What is required: Omit all images. Write out the rest of the material exactly.
######
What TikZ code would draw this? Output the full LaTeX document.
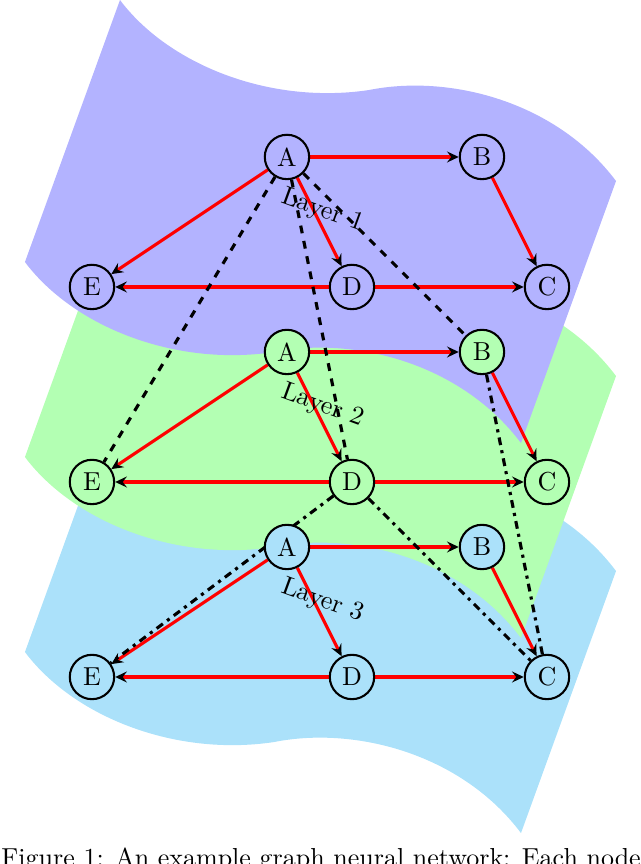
\documentclass[tikz,border=0pt]{standalone}
\usetikzlibrary{arrows.meta}

\definecolor{layerone}{HTML}{B3B3FF}
\definecolor{layertwo}{HTML}{B3FFB3}
\definecolor{layerthree}{HTML}{ABE1FA}

\pgfdeclarelayer{sheets}
\pgfdeclarelayer{edges}
\pgfsetlayers{sheets,edges,main}

\tikzset{
  gnode/.style={circle,draw,thick,minimum size=0.6cm,inner sep=0pt},
  msg/.style={red,very thick,-{Stealth[black,length=4.5pt,width=4.2pt,inset=1.6pt]}},
  skipone/.style={black,very thick,dashed},
  skiptwo/.style={black,very thick,dash dot},
}

\begin{document}
\begin{tikzpicture}[x=0.879cm,y=0.879cm]
  \useasboundingbox (-5.415,-2.877) rectangle (4.431,10.415);
  %% the three sheets, lowest first
  \begin{pgfonlayer}{sheets}
    \foreach \l/\col in {3/layerthree,2/layertwo,1/layerone}{
      \fill[\col,yshift={3*(3-\l)*0.879cm}] (-3.569,4.415)
        .. controls (-2.831,3.430) and (-1.277,2.800) .. (0.262,3.030)
        .. controls (1.493,3.277) and (3.139,2.861) .. (4.062,1.630)
        -- (2.600,-2.401)
        .. controls (1.677,-1.170) and (0.031,-0.754) .. (-1.200,-1.001)
        .. controls (-2.739,-1.231) and (-4.293,-0.601) .. (-5.031,0.384)
        -- cycle ;
    }
  \end{pgfonlayer}
  %% nodes of each layer
  \foreach \l/\col in {1/layerone,2/layertwo,3/layerthree}{
    \pgfmathsetmacro{\o}{3*(3-\l)}
    \node[gnode,fill=\col] (A\l) at (-1,{2+\o}) {A};
    \node[gnode,fill=\col] (B\l) at (2,{2+\o}) {B};
    \node[gnode,fill=\col] (C\l) at (3,{\o}) {C};
    \node[gnode,fill=\col] (D\l) at (0,{\o}) {D};
    \node[gnode,fill=\col] (E\l) at (-4,{\o}) {E};
    \node[rotate=-20] (L\l) at (-0.45,{1.17+\o}) {Layer \l};
  }
  %% edges
  \begin{pgfonlayer}{edges}
    \foreach \l in {1,2,3}{
      \draw[msg] (A\l) -- (B\l);
      \draw[msg] (A\l) -- (E\l);
      \draw[msg] (A\l) -- (D\l);
      \draw[msg] (B\l) -- (C\l);
      \draw[msg] (D\l) -- (E\l);
      \draw[msg] (D\l) -- (C\l);
    }
    % layer 1 -> layer 2
    \draw[skipone] (A1) -- (E2);
    \draw[skipone] (A1) -- (D2);
    \draw[skipone] (A1) -- (B2);
    % layer 2 -> layer 3
    \draw[skiptwo] (D2) -- (E3);
    \draw[skiptwo] (D2) -- (C3);
    \draw[skiptwo] (B2) -- (C3);
  \end{pgfonlayer}
  %% caption, cut by the page
  \begin{scope}
    \clip (-5.415,-2.877) rectangle (4.431,10.415);
    \node[anchor=base west,inner sep=0pt] (cap) at (-5.40,-2.908)
      {Figure 1: An example graph neural network: Each node is updated};
  \end{scope}
\end{tikzpicture}
\end{document}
######
The response:
What TikZ code would draw this? Output the full LaTeX document.
\documentclass[tikz,border=0pt]{standalone}
\usetikzlibrary{arrows.meta}

\definecolor{layerone}{HTML}{B3B3FF}
\definecolor{layertwo}{HTML}{B3FFB3}
\definecolor{layerthree}{HTML}{ABE1FA}

\pgfdeclarelayer{sheets}
\pgfdeclarelayer{edges}
\pgfsetlayers{sheets,edges,main}

\tikzset{
  gnode/.style={circle,draw,thick,minimum size=0.6cm,inner sep=0pt},
  msg/.style={red,very thick,-{Stealth[black,length=4.5pt,width=4.2pt,inset=1.6pt]}},
  skipone/.style={black,very thick,dashed},
  skiptwo/.style={black,very thick,dash dot},
}

\begin{document}
\begin{tikzpicture}[x=0.879cm,y=0.879cm]
  \useasboundingbox (-5.415,-2.877) rectangle (4.431,10.415);
  %% the three sheets, lowest first
  \begin{pgfonlayer}{sheets}
    \foreach \l/\col in {3/layerthree,2/layertwo,1/layerone}{
      \fill[\col,yshift={3*(3-\l)*0.879cm}] (-3.569,4.415)
        .. controls (-2.831,3.430) and (-1.277,2.800) .. (0.262,3.030)
        .. controls (1.493,3.277) and (3.139,2.861) .. (4.062,1.630)
        -- (2.600,-2.401)
        .. controls (1.677,-1.170) and (0.031,-0.754) .. (-1.200,-1.001)
        .. controls (-2.739,-1.231) and (-4.293,-0.601) .. (-5.031,0.384)
        -- cycle ;
    }
  \end{pgfonlayer}
  %% nodes of each layer
  \foreach \l/\col in {1/layerone,2/layertwo,3/layerthree}{
    \pgfmathsetmacro{\o}{3*(3-\l)}
    \node[gnode,fill=\col] (A\l) at (-1,{2+\o}) {A};
    \node[gnode,fill=\col] (B\l) at (2,{2+\o}) {B};
    \node[gnode,fill=\col] (C\l) at (3,{\o}) {C};
    \node[gnode,fill=\col] (D\l) at (0,{\o}) {D};
    \node[gnode,fill=\col] (E\l) at (-4,{\o}) {E};
    \node[rotate=-20] (L\l) at (-0.45,{1.17+\o}) {Layer \l};
  }
  %% edges
  \begin{pgfonlayer}{edges}
    \foreach \l in {1,2,3}{
      \draw[msg] (A\l) -- (B\l);
      \draw[msg] (A\l) -- (E\l);
      \draw[msg] (A\l) -- (D\l);
      \draw[msg] (B\l) -- (C\l);
      \draw[msg] (D\l) -- (E\l);
      \draw[msg] (D\l) -- (C\l);
    }
    % layer 1 -> layer 2
    \draw[skipone] (A1) -- (E2);
    \draw[skipone] (A1) -- (D2);
    \draw[skipone] (A1) -- (B2);
    % layer 2 -> layer 3
    \draw[skiptwo] (D2) -- (E3);
    \draw[skiptwo] (D2) -- (C3);
    \draw[skiptwo] (B2) -- (C3);
  \end{pgfonlayer}
  %% caption, cut by the page
  \begin{scope}
    \clip (-5.415,-2.877) rectangle (4.431,10.415);
    \node[anchor=base west,inner sep=0pt] (cap) at (-5.40,-2.908)
      {Figure 1: An example graph neural network: Each node is updated};
  \end{scope}
\end{tikzpicture}
\end{document}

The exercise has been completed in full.